───── Supplied information ─────

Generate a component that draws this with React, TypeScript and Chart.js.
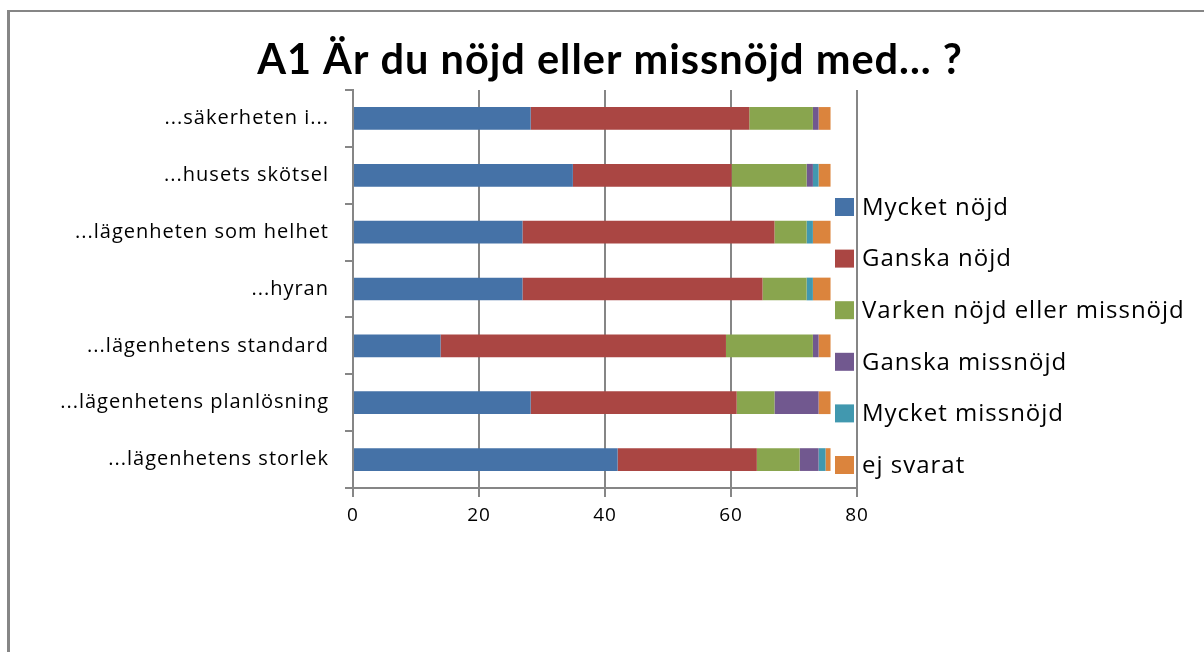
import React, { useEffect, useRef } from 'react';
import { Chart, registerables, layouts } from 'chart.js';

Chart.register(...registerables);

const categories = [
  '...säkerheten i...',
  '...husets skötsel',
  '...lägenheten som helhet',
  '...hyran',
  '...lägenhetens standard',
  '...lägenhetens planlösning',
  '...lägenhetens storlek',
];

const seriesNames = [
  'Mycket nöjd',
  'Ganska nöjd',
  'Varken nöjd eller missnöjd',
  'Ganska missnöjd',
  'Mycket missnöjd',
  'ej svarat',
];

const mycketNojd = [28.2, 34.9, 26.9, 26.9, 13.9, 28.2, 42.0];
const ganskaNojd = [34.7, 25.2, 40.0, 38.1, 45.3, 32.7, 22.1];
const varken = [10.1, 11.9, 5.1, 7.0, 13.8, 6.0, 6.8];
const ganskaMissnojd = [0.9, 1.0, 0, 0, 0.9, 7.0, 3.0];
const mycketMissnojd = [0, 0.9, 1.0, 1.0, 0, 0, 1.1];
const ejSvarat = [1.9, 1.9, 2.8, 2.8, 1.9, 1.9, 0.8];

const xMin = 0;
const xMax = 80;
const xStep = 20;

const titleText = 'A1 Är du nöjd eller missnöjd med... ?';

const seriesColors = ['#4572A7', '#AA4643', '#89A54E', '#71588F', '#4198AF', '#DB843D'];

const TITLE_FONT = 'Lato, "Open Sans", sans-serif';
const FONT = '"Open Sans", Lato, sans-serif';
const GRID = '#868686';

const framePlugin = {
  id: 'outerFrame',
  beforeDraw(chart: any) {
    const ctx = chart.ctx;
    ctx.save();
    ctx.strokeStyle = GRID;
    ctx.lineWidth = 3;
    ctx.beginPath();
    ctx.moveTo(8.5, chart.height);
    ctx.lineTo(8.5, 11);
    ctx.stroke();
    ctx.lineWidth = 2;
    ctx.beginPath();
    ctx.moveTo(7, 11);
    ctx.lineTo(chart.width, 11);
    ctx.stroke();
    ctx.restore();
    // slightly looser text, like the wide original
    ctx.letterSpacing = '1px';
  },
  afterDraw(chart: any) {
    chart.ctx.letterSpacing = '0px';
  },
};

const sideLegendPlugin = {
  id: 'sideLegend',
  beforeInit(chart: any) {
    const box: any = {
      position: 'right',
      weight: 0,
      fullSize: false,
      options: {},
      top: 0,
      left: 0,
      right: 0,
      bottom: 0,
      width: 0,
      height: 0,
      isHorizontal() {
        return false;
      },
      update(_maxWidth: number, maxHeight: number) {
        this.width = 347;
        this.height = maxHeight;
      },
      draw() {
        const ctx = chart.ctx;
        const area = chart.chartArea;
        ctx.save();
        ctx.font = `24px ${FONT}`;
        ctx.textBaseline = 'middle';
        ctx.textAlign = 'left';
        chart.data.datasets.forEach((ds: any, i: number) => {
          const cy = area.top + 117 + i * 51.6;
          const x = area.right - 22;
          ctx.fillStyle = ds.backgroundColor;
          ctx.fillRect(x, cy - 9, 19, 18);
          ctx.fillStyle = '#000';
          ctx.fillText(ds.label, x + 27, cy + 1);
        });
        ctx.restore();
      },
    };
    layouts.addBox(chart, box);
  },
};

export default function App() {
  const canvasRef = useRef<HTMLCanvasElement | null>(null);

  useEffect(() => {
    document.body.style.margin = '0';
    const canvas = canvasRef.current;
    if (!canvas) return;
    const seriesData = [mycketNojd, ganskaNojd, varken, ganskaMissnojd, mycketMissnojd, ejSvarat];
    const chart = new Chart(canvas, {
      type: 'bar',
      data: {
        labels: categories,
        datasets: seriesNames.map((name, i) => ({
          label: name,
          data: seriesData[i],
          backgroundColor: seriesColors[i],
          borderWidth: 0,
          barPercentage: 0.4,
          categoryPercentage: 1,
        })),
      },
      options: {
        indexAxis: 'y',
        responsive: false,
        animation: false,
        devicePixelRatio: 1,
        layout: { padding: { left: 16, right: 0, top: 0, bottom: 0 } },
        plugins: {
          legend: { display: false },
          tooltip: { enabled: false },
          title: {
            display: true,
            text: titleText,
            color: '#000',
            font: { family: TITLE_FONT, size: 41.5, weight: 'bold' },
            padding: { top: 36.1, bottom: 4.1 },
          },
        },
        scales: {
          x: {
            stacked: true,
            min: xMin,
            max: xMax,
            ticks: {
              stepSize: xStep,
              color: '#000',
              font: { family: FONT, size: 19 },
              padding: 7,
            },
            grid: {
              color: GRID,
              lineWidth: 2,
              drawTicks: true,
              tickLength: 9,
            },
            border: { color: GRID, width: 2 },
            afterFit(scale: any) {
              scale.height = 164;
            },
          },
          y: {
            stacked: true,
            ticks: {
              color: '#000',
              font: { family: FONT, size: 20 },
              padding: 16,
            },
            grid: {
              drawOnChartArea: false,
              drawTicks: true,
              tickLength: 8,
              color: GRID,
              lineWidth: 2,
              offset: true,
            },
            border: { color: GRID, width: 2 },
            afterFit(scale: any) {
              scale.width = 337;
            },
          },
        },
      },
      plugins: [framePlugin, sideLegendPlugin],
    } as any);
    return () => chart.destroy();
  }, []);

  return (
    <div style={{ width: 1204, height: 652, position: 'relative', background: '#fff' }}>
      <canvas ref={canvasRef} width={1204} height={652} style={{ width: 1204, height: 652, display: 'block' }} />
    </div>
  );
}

─────

■ Job ■
Write out the whole listing exactly, and drop the pictures.

■ Output below ■
Generate a component that draws this with React, TypeScript and Chart.js.
import React, { useEffect, useRef } from 'react';
import { Chart, registerables, layouts } from 'chart.js';

Chart.register(...registerables);

const categories = [
  '...säkerheten i...',
  '...husets skötsel',
  '...lägenheten som helhet',
  '...hyran',
  '...lägenhetens standard',
  '...lägenhetens planlösning',
  '...lägenhetens storlek',
];

const seriesNames = [
  'Mycket nöjd',
  'Ganska nöjd',
  'Varken nöjd eller missnöjd',
  'Ganska missnöjd',
  'Mycket missnöjd',
  'ej svarat',
];

const mycketNojd = [28.2, 34.9, 26.9, 26.9, 13.9, 28.2, 42.0];
const ganskaNojd = [34.7, 25.2, 40.0, 38.1, 45.3, 32.7, 22.1];
const varken = [10.1, 11.9, 5.1, 7.0, 13.8, 6.0, 6.8];
const ganskaMissnojd = [0.9, 1.0, 0, 0, 0.9, 7.0, 3.0];
const mycketMissnojd = [0, 0.9, 1.0, 1.0, 0, 0, 1.1];
const ejSvarat = [1.9, 1.9, 2.8, 2.8, 1.9, 1.9, 0.8];

const xMin = 0;
const xMax = 80;
const xStep = 20;

const titleText = 'A1 Är du nöjd eller missnöjd med... ?';

const seriesColors = ['#4572A7', '#AA4643', '#89A54E', '#71588F', '#4198AF', '#DB843D'];

const TITLE_FONT = 'Lato, "Open Sans", sans-serif';
const FONT = '"Open Sans", Lato, sans-serif';
const GRID = '#868686';

const framePlugin = {
  id: 'outerFrame',
  beforeDraw(chart: any) {
    const ctx = chart.ctx;
    ctx.save();
    ctx.strokeStyle = GRID;
    ctx.lineWidth = 3;
    ctx.beginPath();
    ctx.moveTo(8.5, chart.height);
    ctx.lineTo(8.5, 11);
    ctx.stroke();
    ctx.lineWidth = 2;
    ctx.beginPath();
    ctx.moveTo(7, 11);
    ctx.lineTo(chart.width, 11);
    ctx.stroke();
    ctx.restore();
    // slightly looser text, like the wide original
    ctx.letterSpacing = '1px';
  },
  afterDraw(chart: any) {
    chart.ctx.letterSpacing = '0px';
  },
};

const sideLegendPlugin = {
  id: 'sideLegend',
  beforeInit(chart: any) {
    const box: any = {
      position: 'right',
      weight: 0,
      fullSize: false,
      options: {},
      top: 0,
      left: 0,
      right: 0,
      bottom: 0,
      width: 0,
      height: 0,
      isHorizontal() {
        return false;
      },
      update(_maxWidth: number, maxHeight: number) {
        this.width = 347;
        this.height = maxHeight;
      },
      draw() {
        const ctx = chart.ctx;
        const area = chart.chartArea;
        ctx.save();
        ctx.font = `24px ${FONT}`;
        ctx.textBaseline = 'middle';
        ctx.textAlign = 'left';
        chart.data.datasets.forEach((ds: any, i: number) => {
          const cy = area.top + 117 + i * 51.6;
          const x = area.right - 22;
          ctx.fillStyle = ds.backgroundColor;
          ctx.fillRect(x, cy - 9, 19, 18);
          ctx.fillStyle = '#000';
          ctx.fillText(ds.label, x + 27, cy + 1);
        });
        ctx.restore();
      },
    };
    layouts.addBox(chart, box);
  },
};

export default function App() {
  const canvasRef = useRef<HTMLCanvasElement | null>(null);

  useEffect(() => {
    document.body.style.margin = '0';
    const canvas = canvasRef.current;
    if (!canvas) return;
    const seriesData = [mycketNojd, ganskaNojd, varken, ganskaMissnojd, mycketMissnojd, ejSvarat];
    const chart = new Chart(canvas, {
      type: 'bar',
      data: {
        labels: categories,
        datasets: seriesNames.map((name, i) => ({
          label: name,
          data: seriesData[i],
          backgroundColor: seriesColors[i],
          borderWidth: 0,
          barPercentage: 0.4,
          categoryPercentage: 1,
        })),
      },
      options: {
        indexAxis: 'y',
        responsive: false,
        animation: false,
        devicePixelRatio: 1,
        layout: { padding: { left: 16, right: 0, top: 0, bottom: 0 } },
        plugins: {
          legend: { display: false },
          tooltip: { enabled: false },
          title: {
            display: true,
            text: titleText,
            color: '#000',
            font: { family: TITLE_FONT, size: 41.5, weight: 'bold' },
            padding: { top: 36.1, bottom: 4.1 },
          },
        },
        scales: {
          x: {
            stacked: true,
            min: xMin,
            max: xMax,
            ticks: {
              stepSize: xStep,
              color: '#000',
              font: { family: FONT, size: 19 },
              padding: 7,
            },
            grid: {
              color: GRID,
              lineWidth: 2,
              drawTicks: true,
              tickLength: 9,
            },
            border: { color: GRID, width: 2 },
            afterFit(scale: any) {
              scale.height = 164;
            },
          },
          y: {
            stacked: true,
            ticks: {
              color: '#000',
              font: { family: FONT, size: 20 },
              padding: 16,
            },
            grid: {
              drawOnChartArea: false,
              drawTicks: true,
              tickLength: 8,
              color: GRID,
              lineWidth: 2,
              offset: true,
            },
            border: { color: GRID, width: 2 },
            afterFit(scale: any) {
              scale.width = 337;
            },
          },
        },
      },
      plugins: [framePlugin, sideLegendPlugin],
    } as any);
    return () => chart.destroy();
  }, []);

  return (
    <div style={{ width: 1204, height: 652, position: 'relative', background: '#fff' }}>
      <canvas ref={canvasRef} width={1204} height={652} style={{ width: 1204, height: 652, display: 'block' }} />
    </div>
  );
}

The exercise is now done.